In the case of Maria Baumer, who was killed and whose skeleton was found by mushroom pickers in the autumn of 2013, the breakthrough came years later: Using new technical methods, experts detected drug residues on the victim's clothing and hair. Her former fiancé is currently on trial in Regensburg. 

Decision made under pressure

The question remains of why criminals choose the forest to hide corpses or murder weapons. 

“If you have to make a decision under time pressure, you usually do it from the gut,” says Thomas Bliesener of the Criminological Research Institute of Lower Saxony. 

The forest is obvious. “As a location it is relatively well known from crime novels or real cases,” he says.
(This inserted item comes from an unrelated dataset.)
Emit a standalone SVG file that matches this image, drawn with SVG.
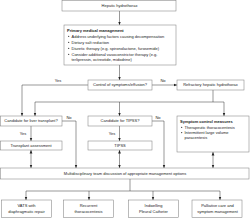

Axel Petermann can well understand that crime writers love the forest as a place for their plot. He himself writes books and advises the makers of the Bremen “Tatort” crime thriller. 

“This location also has a great appeal for me,” he says. You can describe the untouched nature and the mood of the unsuspecting walkers or mushroom pickers and then set it in contrast to the discovery of the body, he says. That creates tension and horror.